À Cuba, système politique oblige, la parole est discrète. Les informations les plus simples sur le fonctionnement d’une entreprise demandent souvent des années de présence dans l’île pour être partagées. Les chiffres, invérifiables, n’ont pas grand sens. Les sociétés étrangères actives sur place sont en tout cas peu nombreuses : une petite soixantaine, dont Bouygues, Pernod Ricard, la Canadienne Sherrit (pétrole et nickel), l’Espagnole Melia (tourisme), ainsi que quelques grosses PME. Un représentant du groupe français Robertet (parfumerie et arômes) qui emploie un total de 1 800 personnes, dont la moitié à l’étranger, confiait, lors de la FIHAV (la foire commerciale annuelle qui s’est tenue en novembre dernier à La Havane) : « Nous sommes distribués ici via le groupe cubain Suchel. Nous n’avons pas de salariés sur l’île. Cela coûterait trop cher et ne serait pas forcément utile. » De fait, si le salaire moyen mensuel cubain est de l’ordre de 30 euros seulement, une entreprise étrangère devra payer davantage le personnel local que ne le fait le gouvernement. D’autant que les autorités – et la situation sur place – l’imposent…

Unilatéralisme

D’abord, les règles de rémunération des Cubains qui travaillent pour des entreprises étrangères sont fixées unilatéralement par l’État. Ainsi, si les autorités demandent à une société étrangère de payer un serveur dans un complexe touristique, par exemple, l’équivalent de 725 euros par mois, le gouvernement cubain empochera ce montant et versera un salaire de 30 euros. Un employé cubain de l’entreprise belge BDC, qui importe des véhicules Peugeot, confirme, fataliste : « Mon salaire est cubain, pas européen ». Ensuite, le personnel local est peu motivé et pour qu’il travaille réellement, l’employeur étranger devra verser un montant supplémentaire sous le manteau.

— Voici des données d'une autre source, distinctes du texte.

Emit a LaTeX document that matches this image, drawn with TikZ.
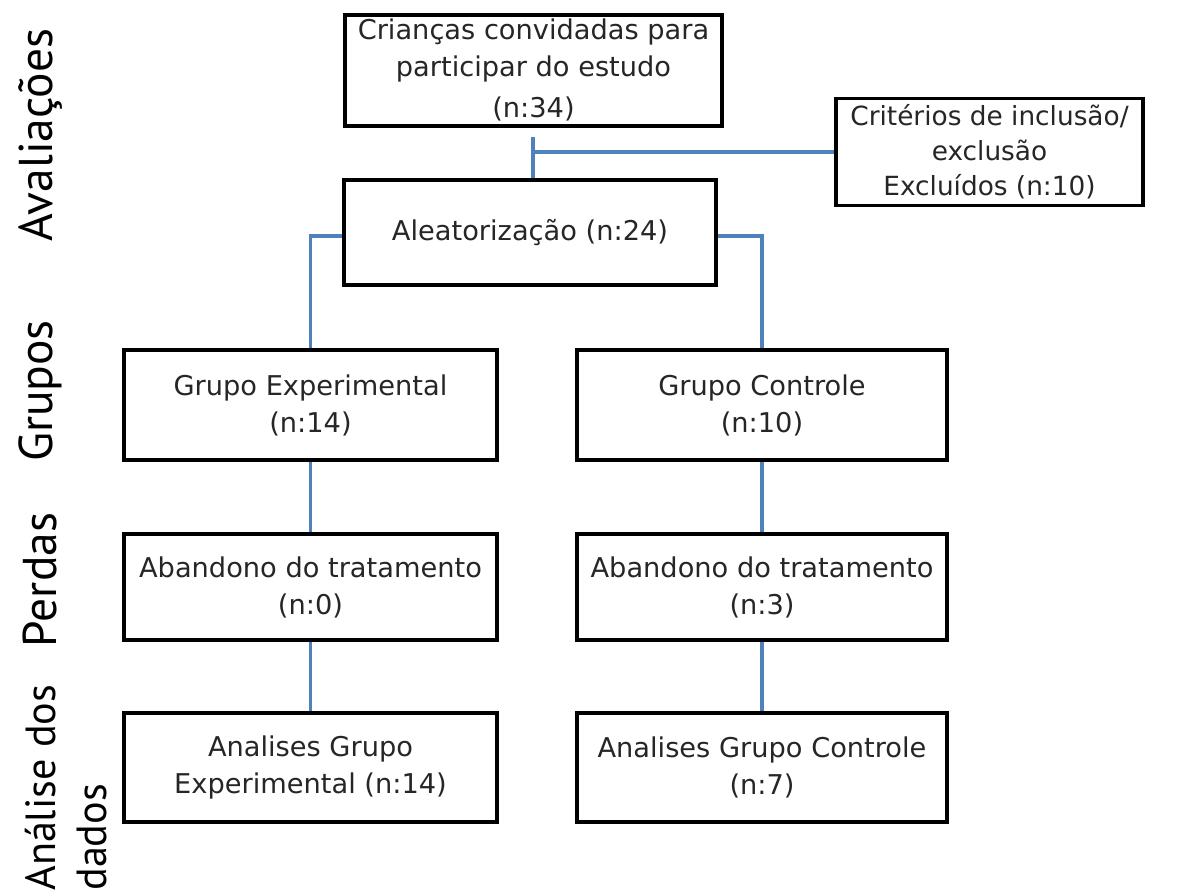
\documentclass[tikz,border=0pt]{standalone}
\usepackage{fontspec}
\setmainfont{DejaVu Sans}
\newfontfamily\sidefont{PT Sans}
\definecolor{linkblue}{HTML}{4F81BD}
\begin{document}
\begin{tikzpicture}[x=0.02cm,y=-0.02cm,
  box/.style={draw=black,line width=2pt,fill=white,inner sep=0pt,align=center,
    font=\fontsize{15.5pt}{21pt}\selectfont,text=black!85},
  txt/.style={align=center,inner sep=0pt,font=\fontsize{15.5pt}{21pt}\selectfont,text=black!85},
  side/.style={rotate=90,inner sep=0pt,font=\sidefont\fontsize{27pt}{30pt}\selectfont},
  link/.style={draw=linkblue,line width=2.2pt}]
\useasboundingbox (0,0) rectangle (1199,895);
\coordinate (jtop) at (533,137);
\coordinate (jmid) at (533,151);
% boxes
\node[box,minimum width=7.54cm,minimum height=2.22cm] (top) at (533.5,70.5) {};
\node[txt] (toptxt) at (533.5,70) {Crianças convidadas para\\participar do estudo\\[2pt](n:34)};
\node[box,minimum width=6.14cm,minimum height=2.14cm,font=\fontsize{15pt}{20pt}\selectfont] (crit) at (989.5,152) {Critérios de inclusão/\\exclusão\\Excluídos (n:10)};
\node[box,minimum width=7.44cm,minimum height=2.1cm] (alea) at (530,232.5) {Aleatorização (n:24)};
\node[box,minimum width=7.46cm,minimum height=2.2cm] (gexp) at (310.5,405) {Grupo Experimental\\(n:14)};
\node[box,minimum width=7.4cm,minimum height=2.2cm] (gctl) at (762,405) {Grupo Controle\\(n:10)};
\node[box,minimum width=7.46cm,minimum height=2.12cm] (ab1) at (310.5,587) {Abandono do tratamento\\(n:0)};
\node[box,minimum width=7.4cm,minimum height=2.12cm] (ab2) at (762,587) {Abandono do tratamento\\(n:3)};
\node[box,minimum width=7.46cm,minimum height=2.18cm] (an1) at (310.5,767.5) {Analises Grupo\\Experimental (n:14)};
\node[box,minimum width=7.4cm,minimum height=2.18cm] (an2) at (762,767.5) {Analises Grupo Controle\\(n:7)};
% links
\draw[link] (crit.west) -- (crit.west -| jmid);
\draw[link] (jtop) -- (jtop |- alea.north);
\draw[link] ([yshift=-3.5*0.02cm]alea.west) -| (gexp.north);
\draw[link] ([yshift=-3.5*0.02cm]alea.east) -| (gctl.north);
\draw[link] (gexp.south) -- (ab1.north);
\draw[link] (ab1.south) -- (an1.north);
\draw[link] (gctl.south) -- (ab2.north);
\draw[link] (ab2.south) -- (an2.north);
% side labels
\node[side] (s1) at (40,135) {Avaliações};
\node[side] (s2) at (40,391) {Grupos};
\node[side] (s3) at (40,580) {Perdas};
\node[side,align=left,anchor=west,font=\sidefont\fontsize{24pt}{29pt}\selectfont] (s4) at (66,891) {Análise dos\\dados};
\end{tikzpicture}
\end{document}
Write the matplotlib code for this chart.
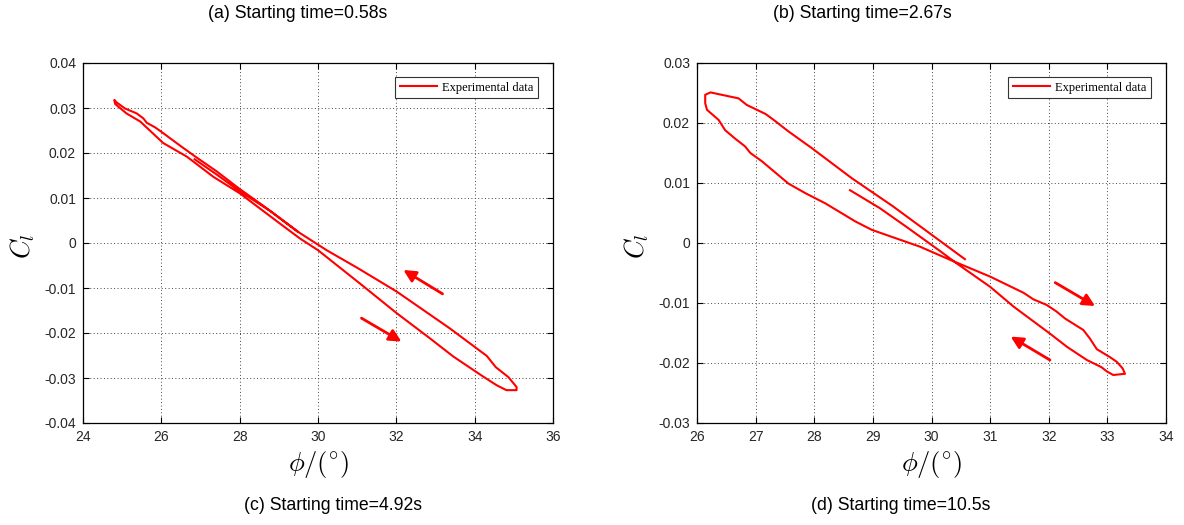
import matplotlib
matplotlib.use("Agg")
import matplotlib.pyplot as plt

plt.rcParams['font.family'] = ['Liberation Sans', 'DejaVu Sans']
plt.rcParams['mathtext.fontset'] = 'cm'

# panel (a) / (c): starting time 0.58s / 4.92s
phi_a = [29.48, 28.60, 28.00, 27.40, 26.90, 26.50, 26.05, 25.84, 25.63, 25.54, 25.37,
         25.07, 24.85, 24.80, 24.82, 25.11, 25.46, 26.05, 26.65, 27.33, 28.01, 29.00,
         29.54, 30.00, 31.07, 32.01, 32.86, 33.45, 34.22, 34.56, 34.81, 35.07, 35.07,
         34.86, 34.54, 34.31, 33.37, 32.69, 32.01, 31.00, 30.22, 29.54, 28.80, 28.00,
         27.40, 26.85]
cl_a = [0.0025, 0.0083, 0.0120, 0.0160, 0.0190, 0.0215, 0.0244, 0.0257, 0.0267, 0.0277, 0.0288,
        0.0299, 0.0313, 0.0318, 0.0309, 0.0288, 0.0270, 0.0222, 0.0192, 0.0147, 0.0110, 0.0045,
        0.0010, -0.0016, -0.0090, -0.0156, -0.0212, -0.0252, -0.0297, -0.0316, -0.0327, -0.0327, -0.0320,
        -0.0298, -0.0276, -0.0251, -0.0190, -0.0149, -0.0108, -0.0055, -0.0016, 0.0022, 0.0070, 0.0115,
        0.0153, 0.0186]
arrows_a = [((33.18, -0.0113), (32.18, -0.0060)), ((31.11, -0.0167), (32.13, -0.0219))]

# panel (b) / (d): starting time 2.67s / 10.5s
phi_b = [28.61, 29.12, 29.60, 30.14, 30.43, 31.00, 31.40, 32.02, 32.31, 32.65, 32.90,
         32.99, 33.10, 33.30, 33.26, 33.16, 33.04, 32.82, 32.70, 32.59, 32.28, 32.13,
         31.96, 31.74, 31.57, 31.00, 30.34, 29.80, 29.33, 28.98, 28.70, 28.19, 27.85,
         27.56, 27.11, 26.91, 26.82, 26.65, 26.48, 26.37, 26.17, 26.14, 26.14, 26.23,
         26.71, 26.85, 27.00, 27.17, 27.31, 27.56, 27.96, 28.64, 29.33, 30.57]
cl_b = [0.0088, 0.0058, 0.0025, -0.0013, -0.0034, -0.0073, -0.0106, -0.0151, -0.0173, -0.0195, -0.0207,
        -0.0214, -0.0220, -0.0218, -0.0209, -0.0198, -0.0190, -0.0177, -0.0159, -0.0145, -0.0126, -0.0114,
        -0.0103, -0.0094, -0.0083, -0.0056, -0.0029, -0.0006, 0.0010, 0.0022, 0.0036, 0.0066, 0.0083,
        0.0099, 0.0136, 0.0150, 0.0161, 0.0174, 0.0188, 0.0205, 0.0222, 0.0233, 0.0247, 0.0251,
        0.0241, 0.0230, 0.0223, 0.0215, 0.0205, 0.0186, 0.0158, 0.0108, 0.0062, -0.0027]
arrows_b = [((32.11, -0.0066), (32.79, -0.0105)), ((32.02, -0.0195), (31.35, -0.0156))]

xticks_a = [24, 26, 28, 30, 32, 34, 36]
yticks_a = [-0.04, -0.03, -0.02, -0.01, 0, 0.01, 0.02, 0.03, 0.04]
xticks_b = [26, 27, 28, 29, 30, 31, 32, 33, 34]
yticks_b = [-0.03, -0.02, -0.01, 0, 0.01, 0.02, 0.03]

W, H = 1184, 525
fig = plt.figure(figsize=(W / 100, H / 100), dpi=100)


def fmt(v):
    if v == 0:
        return '0'
    return '%.2f' % v


def panel(rect, phi, cl, arrows, xt, yt):
    ax = fig.add_axes(rect)
    ax.plot(phi, cl, color='#ff0000', lw=1.5, label='Experimental data')
    for (x0, y0), (x1, y1) in arrows:
        ax.annotate('', xy=(x1, y1), xytext=(x0, y0),
                    arrowprops=dict(arrowstyle='-|>', color='#ff0000', lw=2.0,
                                    mutation_scale=18, shrinkA=0, shrinkB=0))
    ax.set_xlim(xt[0], xt[-1])
    ax.set_ylim(yt[0], yt[-1])
    ax.set_xticks(xt)
    ax.set_yticks(yt)
    ax.set_xticklabels([str(v) for v in xt])
    ax.set_yticklabels([fmt(v) for v in yt])
    ax.tick_params(direction='in', top=True, right=True, length=4, width=0.8,
                   labelsize=10, labelcolor='#262626', pad=5)
    ax.grid(True, color='#444444', linestyle=(0, (1, 2.5)), lw=0.7)
    for sp in ax.spines.values():
        sp.set_linewidth(0.9)
    w_px = rect[2] * W
    ax.set_xlabel(r'$\phi/(^{\circ})$', fontsize=19)
    ax.xaxis.set_label_coords(0.5, -42 / 360)
    ax.xaxis.label.set_va('center')
    ax.set_ylabel(r'$C_l$', fontsize=19)
    ax.yaxis.set_label_coords(-60 / w_px, 0.49)
    ax.yaxis.label.set_va('center')
    leg = ax.legend(loc='upper right', bbox_to_anchor=(0.968, 0.96),
                    prop={'family': 'Liberation Serif', 'size': 9},
                    fancybox=False, framealpha=1, edgecolor='#333333',
                    handlelength=3.0, borderpad=0.35, handletextpad=0.4,
                    borderaxespad=0)
    leg.get_frame().set_linewidth(0.8)
    return ax


panel([83 / W, 1 - 423 / H, 470 / W, 360 / H], phi_a, cl_a, arrows_a, xticks_a, yticks_a)
panel([697 / W, 1 - 423 / H, 469 / W, 360 / H], phi_b, cl_b, arrows_b, xticks_b, yticks_b)

fig.text(298 / W, 1 - 14 / H, '(a) Starting time=0.58s', ha='center', va='center', fontsize=12.7)
fig.text(862 / W, 1 - 14 / H, '(b) Starting time=2.67s', ha='center', va='center', fontsize=12.7)
fig.text(333 / W, 1 - 505 / H, '(c) Starting time=4.92s', ha='center', va='center', fontsize=12.7)
fig.text(901 / W, 1 - 505 / H, '(d) Starting time=10.5s', ha='center', va='center', fontsize=12.7)

fig.savefig('out.png', dpi=100)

L’extrême modicité des salaires officiels modifie aussi les comportements. Le pillage des biens des entreprises par les salariés est un sport national. Les matériaux de construction peuvent par exemple disparaître du jour au lendemain et le chantier est dès lors reporté. Autant dire que salarier du personnel sur l’île n’est pas de tout repos… Enfin, dernière chose, « si nous ouvrions un bureau à La Havane, je ne pourrais pas choisir les employés. C’est le gouvernement qui me les imposerait », relève le représentant de Robertet, avant de conclure : « Nous faisons des affaires avec Cuba depuis 45 ans. Nous connaissons ce marché, mais il est très compliqué, notamment en raison des délais de paiement, à moins d’être une très grande entreprise comme Bouygues ».

Bouygues, de même que Pernod Ricard, qui vend le rhum Havana Club, font en effet partie des rares sociétés étrangères à avoir un nombre significatif de salariés sur place. Le géant du BTP construit les hôtels de luxe de Cuba et rénove l’aéroport de La Havane. Si l’entreprise cultive le secret, les salariés de Bouygues et leurs familles constituent une communauté d’environ 400 personnes, avec « pour ambition d’atteindre 700 personnes », confie un diplomate occidental. Pour la construction du Manzana, le premier hôtel de luxe de la capitale, inauguré il y a deux ans, Bouygues a d’abord employé des ouvriers cubains, puis le groupe français a pris des jeunes locaux faisant leur service militaire. Enfin, il a également eu recours à des Indiens, de la main étrangère donc, ce qui a soulevé bien des critiques sur place…

Syndicalisme

La quasi-totalité des employés cubains sont syndiqués à la Centrale des travailleurs de Cuba. Les charges salariales sont de 25 % (11 % d’imposition à laquelle il faut ajouter 14 % de contribution à la sécurité sociale). L’entreprise fonctionne dans le cadre d’une économie d’État dans laquelle les notions de performance n’ont pas grand sens. Le temps ne compte pas. Si certains secteurs comme le tourisme sont dynamiques parce qu’ils rapportent de l’argent à l’État, les autres tournent au ralenti. Les horaires de travail sont souvent amples (soit des journées de 10 à 12 heures), mais la productivité est faible. Les chiffres les plus fous circulent sur l’absentéisme. Autant dire que faire des affaires à Cuba constitue un vrai défi, mais des entreprises françaises comme Legrand, l’un des leaders mondiaux des produits et systèmes pour installations électriques et réseaux d’information, croient dans le potentiel du marché cubain. « Nous espérons nous implanter à Cuba l’an prochain », confie un représentant de Legrand rencontré à la FIHAV.